**SOURCE EXCERPT:**
******************************

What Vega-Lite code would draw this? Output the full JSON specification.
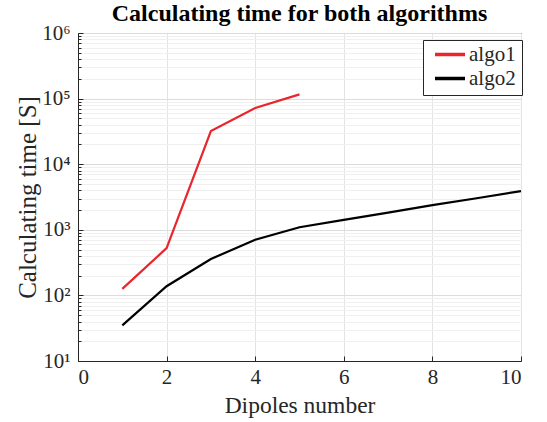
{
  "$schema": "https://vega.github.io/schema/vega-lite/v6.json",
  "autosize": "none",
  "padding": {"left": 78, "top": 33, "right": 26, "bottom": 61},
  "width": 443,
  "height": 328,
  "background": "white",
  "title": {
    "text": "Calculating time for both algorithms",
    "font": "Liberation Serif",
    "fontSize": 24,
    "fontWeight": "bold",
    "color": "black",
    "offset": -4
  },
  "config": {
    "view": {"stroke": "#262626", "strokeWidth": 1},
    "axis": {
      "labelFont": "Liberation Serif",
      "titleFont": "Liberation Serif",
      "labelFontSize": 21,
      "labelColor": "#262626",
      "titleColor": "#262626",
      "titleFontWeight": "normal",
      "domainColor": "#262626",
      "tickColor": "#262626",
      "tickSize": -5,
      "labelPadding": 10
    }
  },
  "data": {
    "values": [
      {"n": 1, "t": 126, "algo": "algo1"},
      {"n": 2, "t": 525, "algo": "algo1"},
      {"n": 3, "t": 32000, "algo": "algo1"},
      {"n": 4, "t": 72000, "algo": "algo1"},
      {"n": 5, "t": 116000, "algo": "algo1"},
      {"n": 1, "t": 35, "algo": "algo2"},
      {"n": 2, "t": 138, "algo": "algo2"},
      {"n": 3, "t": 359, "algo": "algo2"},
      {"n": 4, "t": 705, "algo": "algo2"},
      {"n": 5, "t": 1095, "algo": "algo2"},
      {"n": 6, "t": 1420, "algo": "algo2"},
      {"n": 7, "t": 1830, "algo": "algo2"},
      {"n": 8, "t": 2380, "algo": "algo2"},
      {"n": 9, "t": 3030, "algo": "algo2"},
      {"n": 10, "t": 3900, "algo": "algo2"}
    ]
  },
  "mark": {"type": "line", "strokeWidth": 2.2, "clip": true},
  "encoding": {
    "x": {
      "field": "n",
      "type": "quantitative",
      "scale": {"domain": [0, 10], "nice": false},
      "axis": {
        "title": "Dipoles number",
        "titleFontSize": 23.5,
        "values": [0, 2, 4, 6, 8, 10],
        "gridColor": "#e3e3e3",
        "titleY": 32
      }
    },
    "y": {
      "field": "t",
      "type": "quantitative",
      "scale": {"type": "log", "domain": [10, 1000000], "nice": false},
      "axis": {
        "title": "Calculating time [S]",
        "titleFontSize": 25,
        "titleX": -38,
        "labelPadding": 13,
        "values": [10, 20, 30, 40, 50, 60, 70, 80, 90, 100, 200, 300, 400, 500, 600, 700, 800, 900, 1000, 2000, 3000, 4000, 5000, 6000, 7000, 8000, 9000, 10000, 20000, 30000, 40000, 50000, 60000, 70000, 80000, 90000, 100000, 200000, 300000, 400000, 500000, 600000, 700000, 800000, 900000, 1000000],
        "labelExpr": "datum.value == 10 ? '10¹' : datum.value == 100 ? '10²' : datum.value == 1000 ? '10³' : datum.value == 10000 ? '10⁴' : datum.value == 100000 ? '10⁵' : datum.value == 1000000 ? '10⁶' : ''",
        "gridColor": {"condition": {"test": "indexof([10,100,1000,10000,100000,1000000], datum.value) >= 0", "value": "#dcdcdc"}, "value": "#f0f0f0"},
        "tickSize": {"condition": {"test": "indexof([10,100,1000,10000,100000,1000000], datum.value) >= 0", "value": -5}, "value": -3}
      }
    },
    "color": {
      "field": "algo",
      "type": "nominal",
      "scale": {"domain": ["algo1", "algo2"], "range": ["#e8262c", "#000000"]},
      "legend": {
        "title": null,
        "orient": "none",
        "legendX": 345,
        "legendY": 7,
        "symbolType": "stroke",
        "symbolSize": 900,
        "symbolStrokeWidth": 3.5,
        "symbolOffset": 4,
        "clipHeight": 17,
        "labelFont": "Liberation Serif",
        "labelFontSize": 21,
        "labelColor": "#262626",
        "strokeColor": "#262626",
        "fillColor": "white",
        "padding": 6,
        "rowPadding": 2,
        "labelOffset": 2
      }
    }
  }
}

******************************

**WHAT IS ASKED:** Reproduce the whole listing exactly, but not the images in it.

**EXERCISE RESPONSE:**
What Vega-Lite code would draw this? Output the full JSON specification.
{
  "$schema": "https://vega.github.io/schema/vega-lite/v6.json",
  "autosize": "none",
  "padding": {"left": 78, "top": 33, "right": 26, "bottom": 61},
  "width": 443,
  "height": 328,
  "background": "white",
  "title": {
    "text": "Calculating time for both algorithms",
    "font": "Liberation Serif",
    "fontSize": 24,
    "fontWeight": "bold",
    "color": "black",
    "offset": -4
  },
  "config": {
    "view": {"stroke": "#262626", "strokeWidth": 1},
    "axis": {
      "labelFont": "Liberation Serif",
      "titleFont": "Liberation Serif",
      "labelFontSize": 21,
      "labelColor": "#262626",
      "titleColor": "#262626",
      "titleFontWeight": "normal",
      "domainColor": "#262626",
      "tickColor": "#262626",
      "tickSize": -5,
      "labelPadding": 10
    }
  },
  "data": {
    "values": [
      {"n": 1, "t": 126, "algo": "algo1"},
      {"n": 2, "t": 525, "algo": "algo1"},
      {"n": 3, "t": 32000, "algo": "algo1"},
      {"n": 4, "t": 72000, "algo": "algo1"},
      {"n": 5, "t": 116000, "algo": "algo1"},
      {"n": 1, "t": 35, "algo": "algo2"},
      {"n": 2, "t": 138, "algo": "algo2"},
      {"n": 3, "t": 359, "algo": "algo2"},
      {"n": 4, "t": 705, "algo": "algo2"},
      {"n": 5, "t": 1095, "algo": "algo2"},
      {"n": 6, "t": 1420, "algo": "algo2"},
      {"n": 7, "t": 1830, "algo": "algo2"},
      {"n": 8, "t": 2380, "algo": "algo2"},
      {"n": 9, "t": 3030, "algo": "algo2"},
      {"n": 10, "t": 3900, "algo": "algo2"}
    ]
  },
  "mark": {"type": "line", "strokeWidth": 2.2, "clip": true},
  "encoding": {
    "x": {
      "field": "n",
      "type": "quantitative",
      "scale": {"domain": [0, 10], "nice": false},
      "axis": {
        "title": "Dipoles number",
        "titleFontSize": 23.5,
        "values": [0, 2, 4, 6, 8, 10],
        "gridColor": "#e3e3e3",
        "titleY": 32
      }
    },
    "y": {
      "field": "t",
      "type": "quantitative",
      "scale": {"type": "log", "domain": [10, 1000000], "nice": false},
      "axis": {
        "title": "Calculating time [S]",
        "titleFontSize": 25,
        "titleX": -38,
        "labelPadding": 13,
        "values": [10, 20, 30, 40, 50, 60, 70, 80, 90, 100, 200, 300, 400, 500, 600, 700, 800, 900, 1000, 2000, 3000, 4000, 5000, 6000, 7000, 8000, 9000, 10000, 20000, 30000, 40000, 50000, 60000, 70000, 80000, 90000, 100000, 200000, 300000, 400000, 500000, 600000, 700000, 800000, 900000, 1000000],
        "labelExpr": "datum.value == 10 ? '10¹' : datum.value == 100 ? '10²' : datum.value == 1000 ? '10³' : datum.value == 10000 ? '10⁴' : datum.value == 100000 ? '10⁵' : datum.value == 1000000 ? '10⁶' : ''",
        "gridColor": {"condition": {"test": "indexof([10,100,1000,10000,100000,1000000], datum.value) >= 0", "value": "#dcdcdc"}, "value": "#f0f0f0"},
        "tickSize": {"condition": {"test": "indexof([10,100,1000,10000,100000,1000000], datum.value) >= 0", "value": -5}, "value": -3}
      }
    },
    "color": {
      "field": "algo",
      "type": "nominal",
      "scale": {"domain": ["algo1", "algo2"], "range": ["#e8262c", "#000000"]},
      "legend": {
        "title": null,
        "orient": "none",
        "legendX": 345,
        "legendY": 7,
        "symbolType": "stroke",
        "symbolSize": 900,
        "symbolStrokeWidth": 3.5,
        "symbolOffset": 4,
        "clipHeight": 17,
        "labelFont": "Liberation Serif",
        "labelFontSize": 21,
        "labelColor": "#262626",
        "strokeColor": "#262626",
        "fillColor": "white",
        "padding": 6,
        "rowPadding": 2,
        "labelOffset": 2
      }
    }
  }
}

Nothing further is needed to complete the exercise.